* Task prompt: Retype, word for word, the lines between the ones holding "Rebuild this chart" and "ax.set_xticks(range(7))", inclusive; pictures stay out of the copy.

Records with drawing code
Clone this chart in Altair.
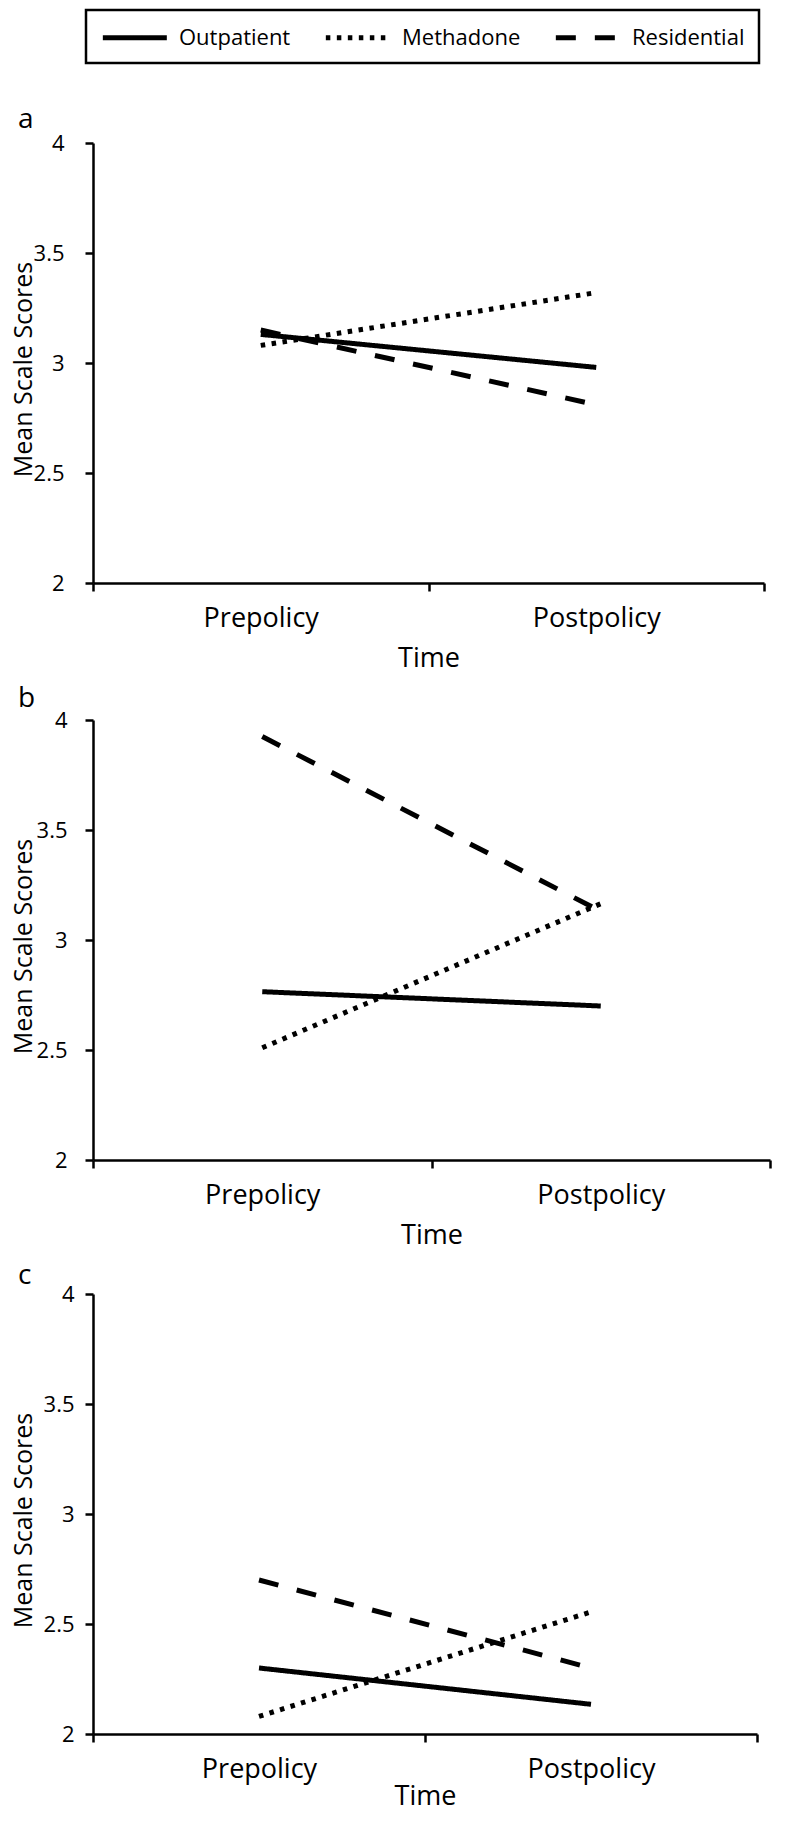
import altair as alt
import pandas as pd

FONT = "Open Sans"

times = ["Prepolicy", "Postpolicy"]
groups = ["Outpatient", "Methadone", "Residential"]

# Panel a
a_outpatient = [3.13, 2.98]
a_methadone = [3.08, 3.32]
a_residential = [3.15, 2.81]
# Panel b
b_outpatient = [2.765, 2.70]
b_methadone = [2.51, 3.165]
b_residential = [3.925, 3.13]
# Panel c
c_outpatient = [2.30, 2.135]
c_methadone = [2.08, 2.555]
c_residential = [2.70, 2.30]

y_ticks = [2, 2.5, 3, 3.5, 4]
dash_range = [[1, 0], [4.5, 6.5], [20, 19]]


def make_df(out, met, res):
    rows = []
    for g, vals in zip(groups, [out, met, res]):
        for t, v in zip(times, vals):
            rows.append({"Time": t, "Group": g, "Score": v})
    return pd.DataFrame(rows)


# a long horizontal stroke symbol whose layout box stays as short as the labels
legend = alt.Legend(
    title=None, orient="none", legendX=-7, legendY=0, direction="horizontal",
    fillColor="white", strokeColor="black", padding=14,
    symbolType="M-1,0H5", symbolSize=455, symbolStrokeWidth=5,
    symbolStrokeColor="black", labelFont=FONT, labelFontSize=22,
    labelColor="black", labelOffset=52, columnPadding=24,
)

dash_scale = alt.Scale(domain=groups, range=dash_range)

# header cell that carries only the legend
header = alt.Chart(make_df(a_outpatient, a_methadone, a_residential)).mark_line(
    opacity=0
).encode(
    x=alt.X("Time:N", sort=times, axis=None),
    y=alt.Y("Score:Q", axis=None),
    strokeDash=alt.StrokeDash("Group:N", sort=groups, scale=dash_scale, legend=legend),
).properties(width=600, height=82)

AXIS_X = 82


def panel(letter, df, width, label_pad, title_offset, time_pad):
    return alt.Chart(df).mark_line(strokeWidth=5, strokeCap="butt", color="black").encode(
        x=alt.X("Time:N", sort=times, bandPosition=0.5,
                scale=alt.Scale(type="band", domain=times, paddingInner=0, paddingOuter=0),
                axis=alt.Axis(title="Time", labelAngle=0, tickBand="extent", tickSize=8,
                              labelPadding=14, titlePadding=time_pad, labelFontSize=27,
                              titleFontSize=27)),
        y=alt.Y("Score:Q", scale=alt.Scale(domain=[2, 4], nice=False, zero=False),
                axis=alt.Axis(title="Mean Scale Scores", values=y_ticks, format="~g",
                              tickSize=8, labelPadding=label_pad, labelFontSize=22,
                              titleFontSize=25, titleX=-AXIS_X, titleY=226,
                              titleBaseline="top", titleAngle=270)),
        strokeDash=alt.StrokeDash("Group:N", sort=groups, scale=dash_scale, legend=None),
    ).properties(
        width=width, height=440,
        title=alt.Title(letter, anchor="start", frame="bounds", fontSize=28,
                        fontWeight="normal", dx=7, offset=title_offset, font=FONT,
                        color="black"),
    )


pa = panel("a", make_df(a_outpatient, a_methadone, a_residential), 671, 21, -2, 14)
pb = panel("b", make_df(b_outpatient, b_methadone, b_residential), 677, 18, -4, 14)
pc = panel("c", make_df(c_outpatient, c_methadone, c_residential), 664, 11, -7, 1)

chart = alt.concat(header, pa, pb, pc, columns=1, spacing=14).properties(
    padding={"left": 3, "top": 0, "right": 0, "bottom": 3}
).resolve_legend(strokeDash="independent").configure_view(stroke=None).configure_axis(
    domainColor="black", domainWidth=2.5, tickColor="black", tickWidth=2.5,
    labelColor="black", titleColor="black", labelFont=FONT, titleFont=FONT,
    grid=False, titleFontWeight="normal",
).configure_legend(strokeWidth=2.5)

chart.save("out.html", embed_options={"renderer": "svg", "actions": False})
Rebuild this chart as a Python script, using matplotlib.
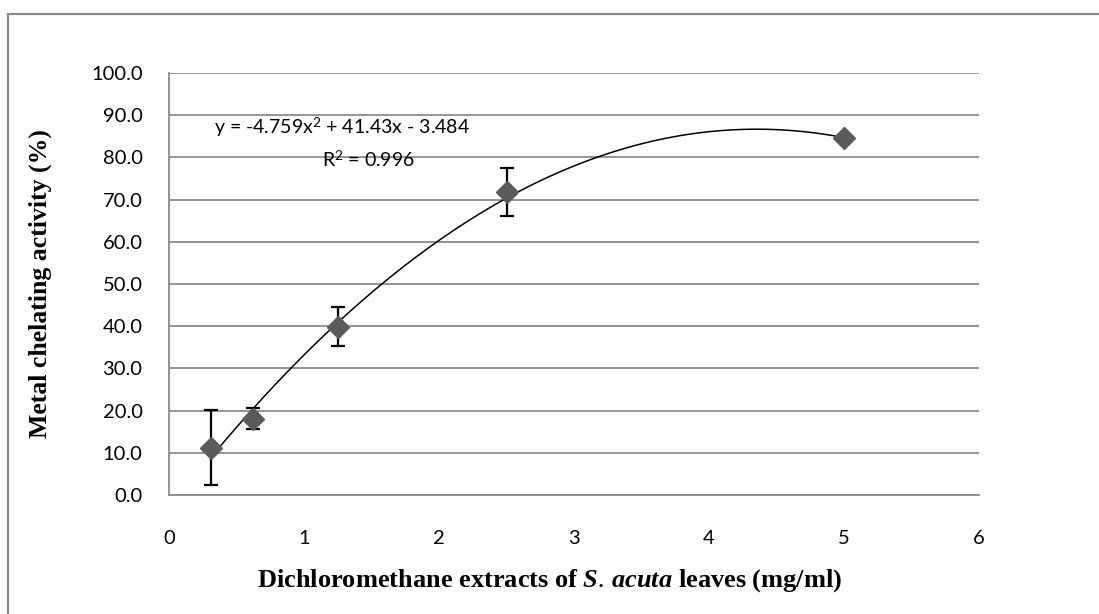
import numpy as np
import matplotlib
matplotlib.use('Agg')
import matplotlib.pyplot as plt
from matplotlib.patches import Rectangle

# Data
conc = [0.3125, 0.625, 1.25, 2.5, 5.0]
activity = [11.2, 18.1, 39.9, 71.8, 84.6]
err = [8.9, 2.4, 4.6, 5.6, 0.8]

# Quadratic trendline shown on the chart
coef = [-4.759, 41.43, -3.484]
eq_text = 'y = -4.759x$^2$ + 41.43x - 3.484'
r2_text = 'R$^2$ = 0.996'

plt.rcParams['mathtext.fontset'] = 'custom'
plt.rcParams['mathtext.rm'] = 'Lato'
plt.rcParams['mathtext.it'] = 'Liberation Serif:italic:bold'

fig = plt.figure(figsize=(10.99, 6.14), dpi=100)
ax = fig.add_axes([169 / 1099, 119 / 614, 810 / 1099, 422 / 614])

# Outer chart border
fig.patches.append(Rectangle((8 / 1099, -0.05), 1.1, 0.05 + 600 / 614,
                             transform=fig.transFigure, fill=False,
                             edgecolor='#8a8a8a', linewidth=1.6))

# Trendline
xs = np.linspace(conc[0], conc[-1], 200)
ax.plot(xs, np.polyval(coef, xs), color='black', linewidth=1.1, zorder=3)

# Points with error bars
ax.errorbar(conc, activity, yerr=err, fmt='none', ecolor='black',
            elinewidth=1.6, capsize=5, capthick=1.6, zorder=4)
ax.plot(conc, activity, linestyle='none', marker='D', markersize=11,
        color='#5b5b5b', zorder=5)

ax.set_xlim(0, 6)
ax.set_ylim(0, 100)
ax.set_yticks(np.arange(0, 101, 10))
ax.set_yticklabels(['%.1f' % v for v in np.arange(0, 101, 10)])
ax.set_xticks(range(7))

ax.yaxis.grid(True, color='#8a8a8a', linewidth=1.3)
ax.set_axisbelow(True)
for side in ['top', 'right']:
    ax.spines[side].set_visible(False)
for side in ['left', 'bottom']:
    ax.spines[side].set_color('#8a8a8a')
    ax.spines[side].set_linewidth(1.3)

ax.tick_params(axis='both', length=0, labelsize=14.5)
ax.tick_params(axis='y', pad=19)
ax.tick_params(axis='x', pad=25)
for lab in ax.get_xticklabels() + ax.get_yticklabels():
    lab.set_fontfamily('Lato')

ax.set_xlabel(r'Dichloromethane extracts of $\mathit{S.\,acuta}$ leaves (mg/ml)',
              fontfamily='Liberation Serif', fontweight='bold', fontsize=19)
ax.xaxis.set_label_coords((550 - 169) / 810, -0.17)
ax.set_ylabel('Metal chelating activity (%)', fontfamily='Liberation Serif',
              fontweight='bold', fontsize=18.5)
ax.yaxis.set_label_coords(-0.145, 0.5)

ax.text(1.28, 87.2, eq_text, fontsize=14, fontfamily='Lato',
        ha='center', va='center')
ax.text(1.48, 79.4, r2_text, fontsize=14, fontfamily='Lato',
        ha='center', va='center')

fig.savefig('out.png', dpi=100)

* The response:
Rebuild this chart as a Python script, using matplotlib.
import numpy as np
import matplotlib
matplotlib.use('Agg')
import matplotlib.pyplot as plt
from matplotlib.patches import Rectangle

# Data
conc = [0.3125, 0.625, 1.25, 2.5, 5.0]
activity = [11.2, 18.1, 39.9, 71.8, 84.6]
err = [8.9, 2.4, 4.6, 5.6, 0.8]

# Quadratic trendline shown on the chart
coef = [-4.759, 41.43, -3.484]
eq_text = 'y = -4.759x$^2$ + 41.43x - 3.484'
r2_text = 'R$^2$ = 0.996'

plt.rcParams['mathtext.fontset'] = 'custom'
plt.rcParams['mathtext.rm'] = 'Lato'
plt.rcParams['mathtext.it'] = 'Liberation Serif:italic:bold'

fig = plt.figure(figsize=(10.99, 6.14), dpi=100)
ax = fig.add_axes([169 / 1099, 119 / 614, 810 / 1099, 422 / 614])

# Outer chart border
fig.patches.append(Rectangle((8 / 1099, -0.05), 1.1, 0.05 + 600 / 614,
                             transform=fig.transFigure, fill=False,
                             edgecolor='#8a8a8a', linewidth=1.6))

# Trendline
xs = np.linspace(conc[0], conc[-1], 200)
ax.plot(xs, np.polyval(coef, xs), color='black', linewidth=1.1, zorder=3)

# Points with error bars
ax.errorbar(conc, activity, yerr=err, fmt='none', ecolor='black',
            elinewidth=1.6, capsize=5, capthick=1.6, zorder=4)
ax.plot(conc, activity, linestyle='none', marker='D', markersize=11,
        color='#5b5b5b', zorder=5)

ax.set_xlim(0, 6)
ax.set_ylim(0, 100)
ax.set_yticks(np.arange(0, 101, 10))
ax.set_yticklabels(['%.1f' % v for v in np.arange(0, 101, 10)])
ax.set_xticks(range(7))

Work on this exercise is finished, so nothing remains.